Entries with chart source code:
>>

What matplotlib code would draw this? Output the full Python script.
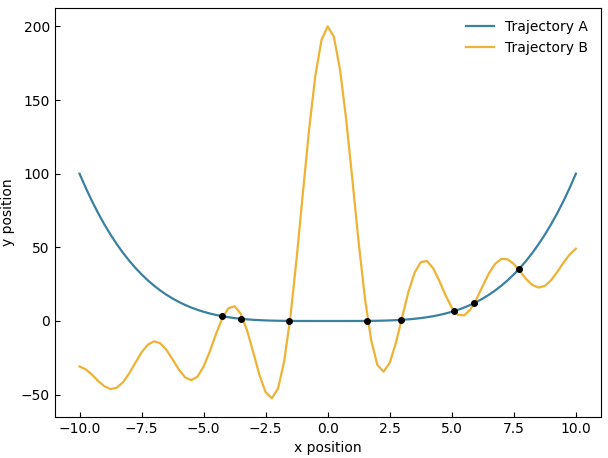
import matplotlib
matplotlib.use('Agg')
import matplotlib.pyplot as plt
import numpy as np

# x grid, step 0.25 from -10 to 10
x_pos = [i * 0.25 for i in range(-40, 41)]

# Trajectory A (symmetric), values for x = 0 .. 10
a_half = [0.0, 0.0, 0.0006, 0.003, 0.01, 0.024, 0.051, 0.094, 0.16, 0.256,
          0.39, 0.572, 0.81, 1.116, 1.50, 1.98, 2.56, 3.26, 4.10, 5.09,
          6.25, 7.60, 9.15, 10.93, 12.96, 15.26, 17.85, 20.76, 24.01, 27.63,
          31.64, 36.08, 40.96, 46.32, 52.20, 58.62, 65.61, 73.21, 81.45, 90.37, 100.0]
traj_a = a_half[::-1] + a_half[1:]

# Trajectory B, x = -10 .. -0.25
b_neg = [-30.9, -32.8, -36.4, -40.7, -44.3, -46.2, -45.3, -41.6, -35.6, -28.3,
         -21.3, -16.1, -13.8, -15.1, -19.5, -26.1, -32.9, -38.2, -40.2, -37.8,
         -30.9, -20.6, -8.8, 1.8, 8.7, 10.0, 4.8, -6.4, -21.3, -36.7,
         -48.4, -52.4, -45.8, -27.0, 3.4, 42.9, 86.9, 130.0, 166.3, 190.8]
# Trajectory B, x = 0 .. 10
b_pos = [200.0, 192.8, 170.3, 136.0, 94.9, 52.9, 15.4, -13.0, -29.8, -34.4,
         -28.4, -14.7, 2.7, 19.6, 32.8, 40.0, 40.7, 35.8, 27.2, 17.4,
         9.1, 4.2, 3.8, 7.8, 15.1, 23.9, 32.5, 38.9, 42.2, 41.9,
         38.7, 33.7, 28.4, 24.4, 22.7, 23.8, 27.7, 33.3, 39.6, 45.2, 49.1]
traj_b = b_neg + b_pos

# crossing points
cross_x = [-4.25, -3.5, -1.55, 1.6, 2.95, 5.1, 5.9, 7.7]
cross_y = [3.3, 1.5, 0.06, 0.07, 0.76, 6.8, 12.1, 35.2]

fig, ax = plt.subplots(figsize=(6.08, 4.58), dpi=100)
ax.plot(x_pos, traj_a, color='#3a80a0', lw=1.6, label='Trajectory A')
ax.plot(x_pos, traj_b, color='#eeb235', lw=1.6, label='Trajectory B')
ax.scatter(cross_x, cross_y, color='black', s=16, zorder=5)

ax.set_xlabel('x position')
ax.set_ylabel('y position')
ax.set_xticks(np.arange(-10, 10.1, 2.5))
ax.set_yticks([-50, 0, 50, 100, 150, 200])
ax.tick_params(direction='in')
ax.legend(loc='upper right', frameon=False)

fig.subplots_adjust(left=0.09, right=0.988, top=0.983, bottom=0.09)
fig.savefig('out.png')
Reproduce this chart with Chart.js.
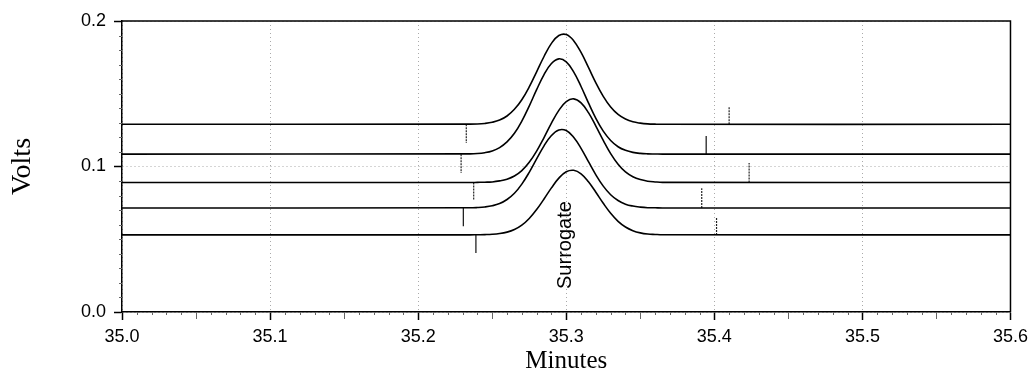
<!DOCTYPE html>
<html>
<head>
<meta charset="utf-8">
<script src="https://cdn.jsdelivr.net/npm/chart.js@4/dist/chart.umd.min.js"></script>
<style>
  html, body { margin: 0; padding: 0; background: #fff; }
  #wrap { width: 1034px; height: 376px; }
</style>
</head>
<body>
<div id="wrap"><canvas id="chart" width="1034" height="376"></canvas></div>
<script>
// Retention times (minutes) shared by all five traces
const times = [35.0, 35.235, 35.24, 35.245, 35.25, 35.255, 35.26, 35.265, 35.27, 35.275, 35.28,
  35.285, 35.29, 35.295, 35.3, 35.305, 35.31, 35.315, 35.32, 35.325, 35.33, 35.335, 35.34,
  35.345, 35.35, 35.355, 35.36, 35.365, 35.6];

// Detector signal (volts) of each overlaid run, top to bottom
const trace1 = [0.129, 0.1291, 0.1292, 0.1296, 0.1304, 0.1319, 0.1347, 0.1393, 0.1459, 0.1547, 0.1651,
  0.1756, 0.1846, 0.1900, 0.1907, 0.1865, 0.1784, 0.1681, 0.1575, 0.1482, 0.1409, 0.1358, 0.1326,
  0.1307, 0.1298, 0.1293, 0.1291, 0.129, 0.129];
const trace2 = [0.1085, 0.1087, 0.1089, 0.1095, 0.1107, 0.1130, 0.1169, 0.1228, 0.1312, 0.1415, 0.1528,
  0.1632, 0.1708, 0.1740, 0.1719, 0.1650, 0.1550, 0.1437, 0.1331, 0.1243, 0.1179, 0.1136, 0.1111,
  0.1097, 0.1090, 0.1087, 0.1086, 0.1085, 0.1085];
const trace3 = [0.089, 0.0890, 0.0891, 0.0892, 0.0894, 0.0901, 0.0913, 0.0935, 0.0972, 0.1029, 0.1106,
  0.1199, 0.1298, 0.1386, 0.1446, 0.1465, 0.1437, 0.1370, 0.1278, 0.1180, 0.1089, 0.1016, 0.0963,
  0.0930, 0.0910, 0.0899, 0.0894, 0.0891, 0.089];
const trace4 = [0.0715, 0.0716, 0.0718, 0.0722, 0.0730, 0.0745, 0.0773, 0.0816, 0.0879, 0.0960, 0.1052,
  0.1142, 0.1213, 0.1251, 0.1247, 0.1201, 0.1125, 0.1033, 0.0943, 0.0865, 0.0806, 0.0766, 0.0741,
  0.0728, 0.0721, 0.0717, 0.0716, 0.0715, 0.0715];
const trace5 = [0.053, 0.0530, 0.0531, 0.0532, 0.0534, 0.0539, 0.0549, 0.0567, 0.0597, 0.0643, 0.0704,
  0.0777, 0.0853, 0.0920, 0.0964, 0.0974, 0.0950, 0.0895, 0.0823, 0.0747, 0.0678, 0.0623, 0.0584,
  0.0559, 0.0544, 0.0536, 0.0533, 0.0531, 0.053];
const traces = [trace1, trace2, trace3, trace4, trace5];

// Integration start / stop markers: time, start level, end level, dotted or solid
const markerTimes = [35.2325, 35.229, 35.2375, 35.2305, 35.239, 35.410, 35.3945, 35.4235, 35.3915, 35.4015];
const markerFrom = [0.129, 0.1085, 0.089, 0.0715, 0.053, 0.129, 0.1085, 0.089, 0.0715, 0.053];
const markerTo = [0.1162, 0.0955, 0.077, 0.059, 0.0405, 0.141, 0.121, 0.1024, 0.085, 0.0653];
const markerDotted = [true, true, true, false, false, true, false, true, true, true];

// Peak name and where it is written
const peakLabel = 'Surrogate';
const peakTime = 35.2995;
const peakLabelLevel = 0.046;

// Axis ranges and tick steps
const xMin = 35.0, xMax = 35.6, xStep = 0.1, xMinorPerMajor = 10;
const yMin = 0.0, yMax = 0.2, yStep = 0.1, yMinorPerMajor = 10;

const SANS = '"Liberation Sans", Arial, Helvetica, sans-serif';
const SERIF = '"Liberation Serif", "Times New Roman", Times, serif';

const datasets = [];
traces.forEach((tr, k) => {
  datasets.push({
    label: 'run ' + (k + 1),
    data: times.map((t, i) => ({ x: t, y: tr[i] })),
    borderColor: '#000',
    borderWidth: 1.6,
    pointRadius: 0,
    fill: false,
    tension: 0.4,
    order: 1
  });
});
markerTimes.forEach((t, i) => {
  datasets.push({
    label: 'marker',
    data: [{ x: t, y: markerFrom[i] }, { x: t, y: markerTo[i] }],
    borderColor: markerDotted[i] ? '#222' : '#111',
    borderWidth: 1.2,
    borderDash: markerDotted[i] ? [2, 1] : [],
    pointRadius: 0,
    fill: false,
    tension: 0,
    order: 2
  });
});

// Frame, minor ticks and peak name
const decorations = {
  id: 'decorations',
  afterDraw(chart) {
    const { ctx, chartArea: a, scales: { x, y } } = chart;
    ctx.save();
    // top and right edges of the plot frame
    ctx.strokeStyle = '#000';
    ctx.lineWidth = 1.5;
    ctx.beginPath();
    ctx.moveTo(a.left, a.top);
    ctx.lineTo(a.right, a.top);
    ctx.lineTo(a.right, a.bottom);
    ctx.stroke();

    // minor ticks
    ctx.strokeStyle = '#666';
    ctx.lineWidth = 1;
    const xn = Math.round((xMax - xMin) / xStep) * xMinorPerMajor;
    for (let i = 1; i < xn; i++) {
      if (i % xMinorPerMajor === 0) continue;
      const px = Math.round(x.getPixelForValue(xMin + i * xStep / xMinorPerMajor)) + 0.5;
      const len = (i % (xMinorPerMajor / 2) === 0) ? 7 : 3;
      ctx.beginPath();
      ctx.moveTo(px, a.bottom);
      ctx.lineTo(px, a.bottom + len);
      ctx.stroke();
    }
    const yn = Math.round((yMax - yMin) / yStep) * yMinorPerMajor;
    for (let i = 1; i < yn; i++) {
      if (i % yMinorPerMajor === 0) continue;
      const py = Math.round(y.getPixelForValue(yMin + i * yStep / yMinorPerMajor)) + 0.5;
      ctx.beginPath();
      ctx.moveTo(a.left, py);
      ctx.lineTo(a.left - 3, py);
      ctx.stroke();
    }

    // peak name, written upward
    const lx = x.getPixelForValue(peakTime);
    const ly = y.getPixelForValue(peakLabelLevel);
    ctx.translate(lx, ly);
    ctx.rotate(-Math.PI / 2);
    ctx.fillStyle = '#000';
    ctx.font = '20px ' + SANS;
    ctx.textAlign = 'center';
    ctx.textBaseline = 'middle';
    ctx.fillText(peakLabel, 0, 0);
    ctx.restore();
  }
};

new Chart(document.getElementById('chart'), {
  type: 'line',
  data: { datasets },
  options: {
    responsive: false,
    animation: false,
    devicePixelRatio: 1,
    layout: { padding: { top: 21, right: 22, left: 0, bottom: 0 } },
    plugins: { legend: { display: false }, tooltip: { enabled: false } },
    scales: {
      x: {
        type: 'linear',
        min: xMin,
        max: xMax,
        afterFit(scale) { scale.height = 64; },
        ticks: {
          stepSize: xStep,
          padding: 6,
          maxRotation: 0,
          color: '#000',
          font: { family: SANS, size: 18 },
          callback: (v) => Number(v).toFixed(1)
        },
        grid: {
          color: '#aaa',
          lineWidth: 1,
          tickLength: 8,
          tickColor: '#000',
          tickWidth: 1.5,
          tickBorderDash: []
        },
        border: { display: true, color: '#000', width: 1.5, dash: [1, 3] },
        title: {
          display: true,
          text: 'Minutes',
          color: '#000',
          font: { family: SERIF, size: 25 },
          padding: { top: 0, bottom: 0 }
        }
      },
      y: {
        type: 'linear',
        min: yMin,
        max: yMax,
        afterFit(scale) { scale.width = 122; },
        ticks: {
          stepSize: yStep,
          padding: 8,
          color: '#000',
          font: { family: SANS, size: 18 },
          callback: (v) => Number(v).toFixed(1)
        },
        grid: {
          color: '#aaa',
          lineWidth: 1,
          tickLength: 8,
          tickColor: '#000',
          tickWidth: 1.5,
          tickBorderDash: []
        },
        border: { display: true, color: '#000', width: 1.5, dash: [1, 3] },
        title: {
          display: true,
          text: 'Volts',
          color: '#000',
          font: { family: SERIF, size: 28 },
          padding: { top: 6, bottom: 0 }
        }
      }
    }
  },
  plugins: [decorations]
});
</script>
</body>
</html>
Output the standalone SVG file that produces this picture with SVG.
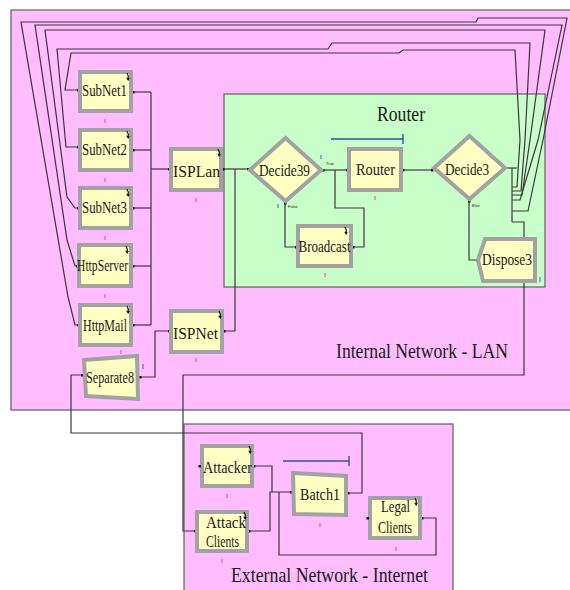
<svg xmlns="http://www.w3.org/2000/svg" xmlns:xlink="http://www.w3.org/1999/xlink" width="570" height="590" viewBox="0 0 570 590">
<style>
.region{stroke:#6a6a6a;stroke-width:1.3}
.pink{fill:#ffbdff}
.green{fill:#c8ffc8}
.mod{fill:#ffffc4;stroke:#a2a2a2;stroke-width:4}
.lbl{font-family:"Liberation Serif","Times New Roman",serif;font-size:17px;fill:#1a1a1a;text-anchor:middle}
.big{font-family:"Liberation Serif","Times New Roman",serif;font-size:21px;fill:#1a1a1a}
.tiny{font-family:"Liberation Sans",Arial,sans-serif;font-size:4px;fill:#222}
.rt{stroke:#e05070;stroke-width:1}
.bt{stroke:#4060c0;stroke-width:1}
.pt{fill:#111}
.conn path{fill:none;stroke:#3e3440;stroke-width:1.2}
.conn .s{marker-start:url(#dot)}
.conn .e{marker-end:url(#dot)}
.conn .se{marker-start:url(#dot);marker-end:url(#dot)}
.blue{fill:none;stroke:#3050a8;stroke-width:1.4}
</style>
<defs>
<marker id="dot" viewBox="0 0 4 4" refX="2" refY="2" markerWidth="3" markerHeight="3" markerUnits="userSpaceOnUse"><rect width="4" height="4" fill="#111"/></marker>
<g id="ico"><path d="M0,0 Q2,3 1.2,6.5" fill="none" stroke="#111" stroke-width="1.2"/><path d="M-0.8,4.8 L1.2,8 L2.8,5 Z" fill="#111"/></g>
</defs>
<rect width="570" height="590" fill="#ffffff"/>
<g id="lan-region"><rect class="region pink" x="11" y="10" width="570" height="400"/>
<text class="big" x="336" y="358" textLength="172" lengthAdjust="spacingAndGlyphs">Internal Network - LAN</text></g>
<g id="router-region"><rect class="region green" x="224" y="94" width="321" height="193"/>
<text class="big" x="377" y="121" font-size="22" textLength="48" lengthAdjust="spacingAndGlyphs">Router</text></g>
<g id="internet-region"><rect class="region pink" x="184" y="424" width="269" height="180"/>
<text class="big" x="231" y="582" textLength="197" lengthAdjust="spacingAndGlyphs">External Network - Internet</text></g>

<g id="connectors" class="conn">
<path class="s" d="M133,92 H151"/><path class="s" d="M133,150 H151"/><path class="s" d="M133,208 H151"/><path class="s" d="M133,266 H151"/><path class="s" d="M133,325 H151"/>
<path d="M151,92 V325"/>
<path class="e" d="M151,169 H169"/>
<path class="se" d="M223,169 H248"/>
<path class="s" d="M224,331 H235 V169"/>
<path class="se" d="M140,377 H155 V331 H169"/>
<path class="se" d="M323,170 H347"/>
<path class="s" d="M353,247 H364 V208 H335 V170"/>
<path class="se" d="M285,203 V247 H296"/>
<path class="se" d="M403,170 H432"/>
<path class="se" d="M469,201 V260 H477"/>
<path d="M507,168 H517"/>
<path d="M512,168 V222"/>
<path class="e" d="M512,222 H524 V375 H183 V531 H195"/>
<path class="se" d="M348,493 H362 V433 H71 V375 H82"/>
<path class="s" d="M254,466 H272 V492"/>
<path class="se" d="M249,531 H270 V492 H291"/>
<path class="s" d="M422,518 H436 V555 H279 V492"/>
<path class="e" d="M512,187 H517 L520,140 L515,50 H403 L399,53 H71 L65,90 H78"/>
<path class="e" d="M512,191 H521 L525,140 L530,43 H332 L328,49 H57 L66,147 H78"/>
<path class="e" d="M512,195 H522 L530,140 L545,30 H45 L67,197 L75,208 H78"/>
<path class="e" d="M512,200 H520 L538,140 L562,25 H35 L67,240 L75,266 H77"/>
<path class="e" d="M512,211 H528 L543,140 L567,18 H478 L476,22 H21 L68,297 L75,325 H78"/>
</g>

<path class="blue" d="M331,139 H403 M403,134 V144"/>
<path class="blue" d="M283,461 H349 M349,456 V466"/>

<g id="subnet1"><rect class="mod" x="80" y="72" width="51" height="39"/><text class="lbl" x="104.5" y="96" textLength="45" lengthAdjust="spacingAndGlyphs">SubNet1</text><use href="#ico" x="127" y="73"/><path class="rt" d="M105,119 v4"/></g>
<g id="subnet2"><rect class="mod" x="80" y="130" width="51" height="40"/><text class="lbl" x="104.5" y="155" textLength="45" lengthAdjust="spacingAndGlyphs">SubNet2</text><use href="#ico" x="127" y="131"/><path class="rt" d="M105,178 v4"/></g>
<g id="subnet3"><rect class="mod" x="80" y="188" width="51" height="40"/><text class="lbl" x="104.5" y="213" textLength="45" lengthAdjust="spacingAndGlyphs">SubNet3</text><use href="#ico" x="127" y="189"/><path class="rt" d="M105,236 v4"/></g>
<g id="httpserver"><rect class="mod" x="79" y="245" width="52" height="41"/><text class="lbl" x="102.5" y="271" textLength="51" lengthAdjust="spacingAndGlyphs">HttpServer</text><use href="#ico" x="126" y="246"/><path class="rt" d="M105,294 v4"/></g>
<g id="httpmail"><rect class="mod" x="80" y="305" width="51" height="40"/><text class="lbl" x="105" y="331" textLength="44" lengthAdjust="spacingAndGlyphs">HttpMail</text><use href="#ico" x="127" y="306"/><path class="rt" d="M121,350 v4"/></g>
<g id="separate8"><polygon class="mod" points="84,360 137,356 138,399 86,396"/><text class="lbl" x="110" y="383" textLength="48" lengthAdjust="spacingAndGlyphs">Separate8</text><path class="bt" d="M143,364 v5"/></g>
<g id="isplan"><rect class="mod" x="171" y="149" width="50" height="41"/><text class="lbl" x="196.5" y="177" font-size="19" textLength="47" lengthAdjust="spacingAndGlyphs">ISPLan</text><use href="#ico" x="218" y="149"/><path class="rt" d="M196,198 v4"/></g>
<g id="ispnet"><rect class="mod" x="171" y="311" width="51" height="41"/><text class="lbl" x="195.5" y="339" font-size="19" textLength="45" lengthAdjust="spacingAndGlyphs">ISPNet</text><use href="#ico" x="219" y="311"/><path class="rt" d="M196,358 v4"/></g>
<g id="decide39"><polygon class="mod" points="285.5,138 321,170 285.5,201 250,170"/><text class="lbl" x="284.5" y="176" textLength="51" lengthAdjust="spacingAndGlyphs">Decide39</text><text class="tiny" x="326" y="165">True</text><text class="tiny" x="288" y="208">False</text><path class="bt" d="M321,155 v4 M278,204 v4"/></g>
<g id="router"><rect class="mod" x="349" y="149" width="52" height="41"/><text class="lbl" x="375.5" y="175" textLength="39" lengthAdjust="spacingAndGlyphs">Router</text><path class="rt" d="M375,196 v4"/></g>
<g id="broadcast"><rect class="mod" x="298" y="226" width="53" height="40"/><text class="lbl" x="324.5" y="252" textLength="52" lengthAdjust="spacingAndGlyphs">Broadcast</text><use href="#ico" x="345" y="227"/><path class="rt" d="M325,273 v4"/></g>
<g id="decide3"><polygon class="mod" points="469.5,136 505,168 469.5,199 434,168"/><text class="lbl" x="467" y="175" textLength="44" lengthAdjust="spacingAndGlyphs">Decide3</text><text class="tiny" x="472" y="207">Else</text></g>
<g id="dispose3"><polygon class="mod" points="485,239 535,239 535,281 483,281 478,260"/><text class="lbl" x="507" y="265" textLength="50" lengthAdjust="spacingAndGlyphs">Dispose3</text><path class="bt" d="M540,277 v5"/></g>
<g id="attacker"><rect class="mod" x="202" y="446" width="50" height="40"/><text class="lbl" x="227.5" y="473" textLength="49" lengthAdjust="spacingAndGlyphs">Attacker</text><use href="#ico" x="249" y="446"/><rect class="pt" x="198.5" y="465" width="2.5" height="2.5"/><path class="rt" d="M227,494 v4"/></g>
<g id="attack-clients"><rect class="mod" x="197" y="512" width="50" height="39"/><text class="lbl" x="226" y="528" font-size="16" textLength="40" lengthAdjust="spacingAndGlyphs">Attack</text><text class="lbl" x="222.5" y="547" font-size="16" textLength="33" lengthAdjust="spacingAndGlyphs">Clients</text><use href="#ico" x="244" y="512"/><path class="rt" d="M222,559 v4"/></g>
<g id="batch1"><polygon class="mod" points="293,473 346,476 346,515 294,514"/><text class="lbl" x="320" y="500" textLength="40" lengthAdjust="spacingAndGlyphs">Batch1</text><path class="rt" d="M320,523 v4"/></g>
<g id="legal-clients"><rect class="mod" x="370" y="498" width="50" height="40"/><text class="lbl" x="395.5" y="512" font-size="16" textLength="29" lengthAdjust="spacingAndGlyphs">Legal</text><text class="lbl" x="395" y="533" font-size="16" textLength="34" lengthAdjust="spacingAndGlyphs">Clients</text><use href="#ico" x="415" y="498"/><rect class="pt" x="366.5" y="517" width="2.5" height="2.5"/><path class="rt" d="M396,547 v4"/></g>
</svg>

<<

_Problem to work on_
Exactly and only the lines from the top of the records down to the line containing "x_pos = [i * 0.25 for i in range(-40, 41)]" should be transcribed, please, without the pictures.

_Response_
What matplotlib code would draw this? Output the full Python script.
import matplotlib
matplotlib.use('Agg')
import matplotlib.pyplot as plt
import numpy as np

# x grid, step 0.25 from -10 to 10
x_pos = [i * 0.25 for i in range(-40, 41)]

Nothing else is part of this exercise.